Publishers Note New Year’s Dreaming

By Jay D. Prince

While many have hit the ground running with their latest resolutions for 2012, something I have never really given much though to, I’ve been thinking about the advances in technology and how they could apply to squash. Okay, I admit it, I’m a bit weird that way.

Anyway, I have been on Apple’s bullet train, well, since they introduced the Mac in 1984. Since then I’ve worked with just about every iteration of the game-changing computer, and was more than happy to pony up when the world was blessed with the iPhone five years ago—and I’m a proud user of the iPad (haven’t coughed up for the iPad 2 yet). Though I may not be intimately familiar with all of the other “smart phones” and tablet devices on the market, I am fully aware that there is an “app” for just about everything.

Which brings me to squash and the dearth of apps for the greatest sport on earth (pardon me for puffing my chest a bit with that one). Let’s start with court and match reservations. Virtually every day of the week I log into my club’s website to book a court, often times before bothering to email or text people to see if they would like to play. I’d like to skip that step and dive into my phone to do that with my squash app. In a perfect world, being the loyal U.S SQUASH member that I’ve been for a quarter century, that app would sync with my playing profile so that I could simply select a list of players to contact, press “find a game,” give them about five minutes to accept and, since they would be using the same app, our court preference would be booked in the background. All we’d have to do is show up ready to play.

The next feature I’d like for my app on my phone and tablet is a scoresheet. I don’t think that’s too much to ask. Just enter the players from my contacts (okay, I might have to take a minute to add those I don’t already have), tell the app who is serving first, and away we go. This digital delight would have a button to track which side an incoming server opted to start from; another to add the score for either player (and, of course, an override button to subtract in the event I credit the wrong player); and three for decisions made for either player—Let, Stroke and No Let— that would then automatically award points as required. To top this easy to use portion of the app, once a match is over, I could email and/or print the scoresheet—and it would seamlessly coordinate with my “make it count” option at, you guessed it, U.S. SQUASH.

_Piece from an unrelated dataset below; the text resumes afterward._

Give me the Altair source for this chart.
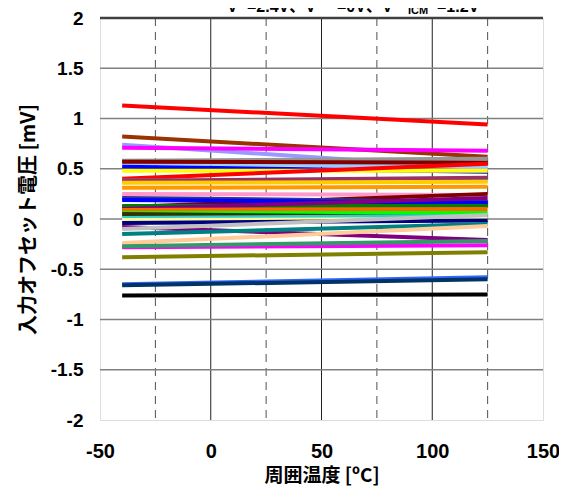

Finally, since our phones and tablets already have the ability to record video, I’d like to see the app work in conjunction with the videotaping component. The decisions made while refereeing could automatically time-stamp the video so that we can use it later on for educational purposes. While we’re at it, given the PSA tour’s adoption of video for player’s to be able to “challenge” decisions by referees, maybe this would be a first step toward being able to do that in our club and league matches.

Last month I waxed on about the need to keep improving as referees. What better way to do that than to be able to go back through matches and decisions, either with others who may have had a different opinion about things or on my own, and really take a constructive and critical look at what took place. And, obviously, with video footage we can all improve our squash by analyzing and dissecting our play.

I’m sure there are other features I haven’t thought of, but these are starting points. The sport of squash has accepted the internet and embraced it, as we all have. Now to take it the next step and adapt to our ever-increasing mobile world.